Ted Snell was born in 1949, at Geraldton, Western Australia. After completing an Associateship in Art Teaching he travelled to England to undertake postgraduate study in Birmingham. He returned to Australia and began teaching part-time at WAIT (now Curtin University of Technology), where he was Professor of Contemporary Art and Dean of Art, John Curtin Gallery. In 2009 he was appointed as Director of the Cultural Precinct at the University of Western Australia.

Over the past two decades he has contributed to the national arts agenda through his role as Chair of the Australian Council of University Art and Design Schools, Chair of Artbank, Chair of the Asialink Visual Arts Advisory Committee and as a Board member of the National Association for the Visual Arts. He is currently Chair of the Visual Arts Board of the Australia Council.

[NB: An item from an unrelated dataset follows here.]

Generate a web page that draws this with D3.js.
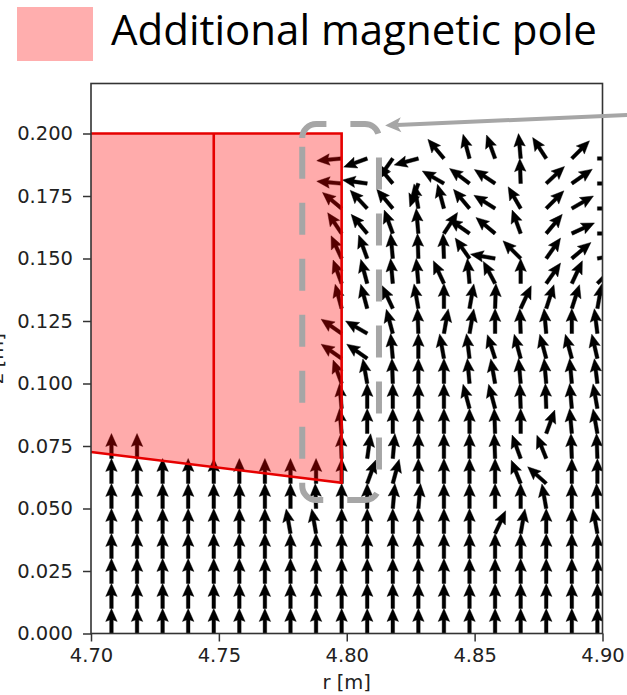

He has been a commentator on the arts for ABC radio and television and is currently art reviewer for The Australian and a regular contributor to local and national journals. He has published several books and has curated numerous exhibitions, many of which document the visual culture of Western Australia. Ted Snell is also a visual artist and since 1968 he has shown his work in solo exhibitions in Perth, Melbourne and Brisbane, and in numerous group exhibitions. His work is represented in many public and private collections, including the National Gallery of Australia, the Art Gallery of Western Australia and Artbank.